Friday, October 11, 2013

Death and Drugs on the Border: Demand and Illegal Immigration in the United States (2005)




The Mexican Drug War is an ongoing armed conflict among rival drug cartels fighting each other for regional control and against the Mexican government forces and civilian vigilante groups. Since 2006, when intervention with the Mexican military began, the government's principal goal has been to put down the drug-related violence. Additionally, the Mexican government has claimed that their primary focus is on dismantling the powerful drug cartels, rather than on preventing drug trafficking, which is left to U.S. functionaries.
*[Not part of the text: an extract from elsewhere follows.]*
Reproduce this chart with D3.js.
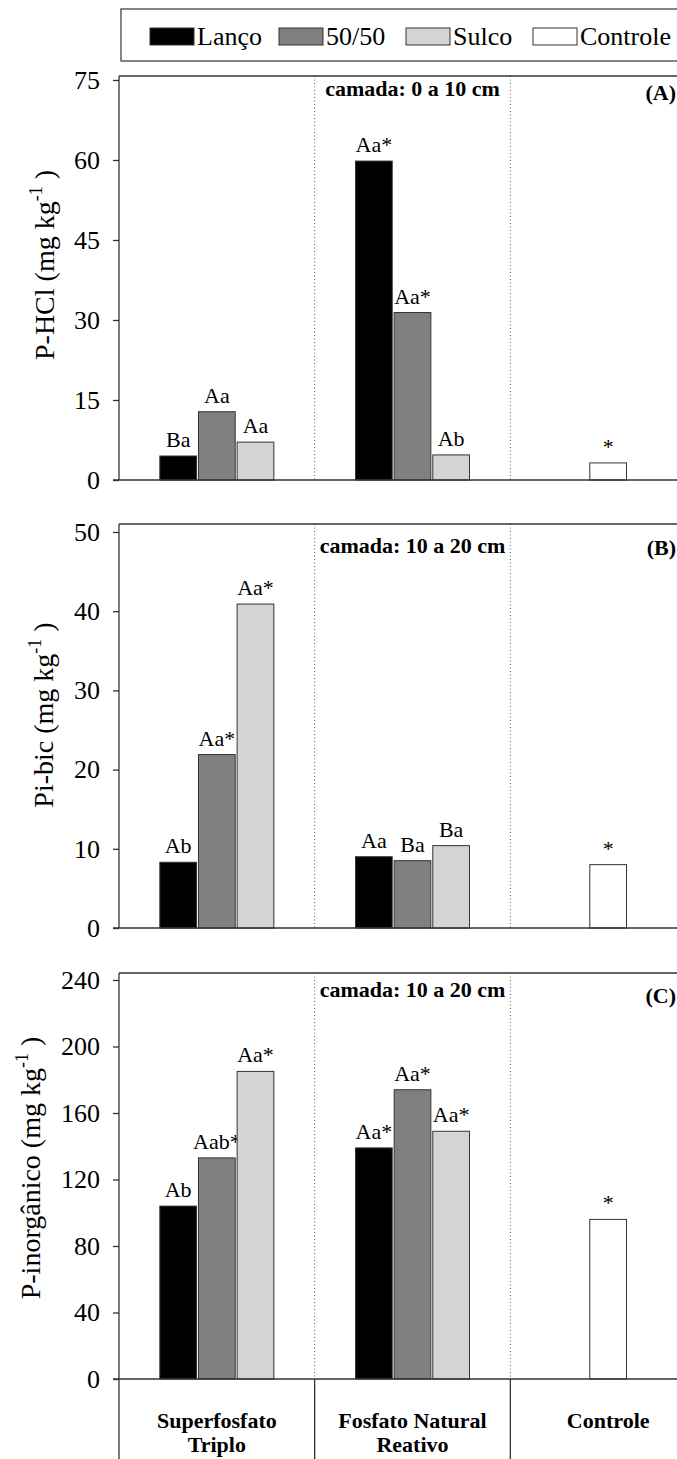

Although Mexican drug cartels, or drug trafficking organizations, have existed for several decades, they have become more powerful since the demise of the Colombian Cali and Medellín cartels in the 1990s. Mexican drug cartels now dominate the wholesale illicit drug market and in 2007 controlled 90% of the cocaine entering the United States. Arrests of key cartel leaders, particularly in the Tijuana and Gulf cartels, has led to increasing drug violence as cartels fight for control of the trafficking routes into the United States.

Analysts estimate that wholesale earnings from illicit drug sales range from $13.6 billion to $49.4 billion annually.

By the end of Felipe Calderón's administration (2006--2012), the official death toll of the Mexican Drug War was at least 60,000,[40] although unconfirmed accounts set the homicide rate above 100,000 victims, given the large number of people who have disappeared.[41]

According to former Presidents Fernando Henrique Cardoso of Brazil, Ernesto Zedillo of Mexico and César Gaviria of Colombia, the United States-led drug war is pushing Latin America into a downward spiral; Mr. Cardoso said in a conference that "the available evidence indicates that the war on drugs is a failed war".[278] The panel of the Latin American Commission on Drugs and Democracy commission, headed by Cardoso, stated that the countries involved in this war should remove the "taboos" and re-examine the anti-drug programs. Latin American governments have followed the advice of the U.S. to combat the drug war, but the policies had little effect. The commission made some recommendations to President Barack Obama to consider new policies, such as decriminalization of cannabis (marijuana) and to treat drug use as a public health problem and not as a security problem.[279] The Council on Hemispheric Affairs states it is time to seriously consider drug decriminalization and legalization,[280] a policy initiative that would be in direct opposition to the interests of criminal gangs.

RAND studies released in the mid-1990s found that using drug user treatment to reduce drug consumption in the United States is seven times more cost effective than law enforcement efforts alone, and it could potentially cut consumption by a third.[293]
In FY2011, the Obama Administration requests approximately $5.6 billion to support demand reduction. This includes a 13% increase for prevention and a nearly 4% increase for treatment. The overall FY 2011 counter-drug request for supply reduction and domestic law enforcement is $15.5 billion with $521.1 million in new funding.